Uma temática que o livro trouxe e que me tocou profundamente foi a inversão de papéis; há uma cena em que Ulysse tem acesso a uma sala no laboratório onde são feitos testes em humanos e ele fica extremamente horrorizado. O que se constata é que isso acontece todos os dias aqui em nosso planeta e, como não nos atinge, já que somos seres racionais e - teoricamente - superiores, não nos damos conta da crueldade desses testes. Mas só quando o protagonista se vê nessa situação de servidão é que ele percebe a gravidade do fato. A questão que isso nos incute é: temos o direito de explorar os animais só porque somos racionais? Não! O que nos difere é só a racionalidade, sofrimento e dor, todos os animais sentem. E essa questão é pontuada muito sutilmente por Boulle, embora cause uma sensação das mais desconfortáveis no leitor.

Foto: arquivo pessoal

Durante uma parte da narrativa, acompanhamos os esforços do protagonista para tentar provar que não é um "animal" e tentar se encaixar naquela sociedade tão singular. Só de pensar, hipoteticamente, em se por no lugar de Ulysse, já dá uma aflição. 
E, além de tudo, é um livro repleto de críticas ao comportamento em sociedade.
A escrita de Boulle é simples e direta, sem rodeios ou enfeites, é seca, e isso torna a estória ainda mais chocante e, em alguns momentos, assustadora. Confesso que a última frase do livro me deixou APAVORADA.
E o final do livro? Pensem em um plot twist destruidor! Vocês precisam ler porque é um daqueles finais que vai entrar para o meu hall de melhores finais da ficção!
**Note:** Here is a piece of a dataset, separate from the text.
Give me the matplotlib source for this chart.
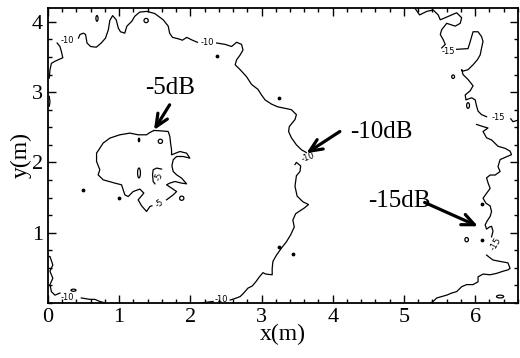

Simplesmente de cair o queixo.
Eu normalmente costumo indicar os livros que resenho aqui para quem se identifica com o gênero, nesse caso ficção científica, mas a verdade é que "O planeta dos macacos" não é um clássico à toa. Todos devem lê-lo, é magnífico e me deixou extasiada.


Beijinhos, Hel

BOULLE, Pierre. O planeta dos macacos. São Paulo: Aleph, 2015. 208 p. Tradução de André Telles.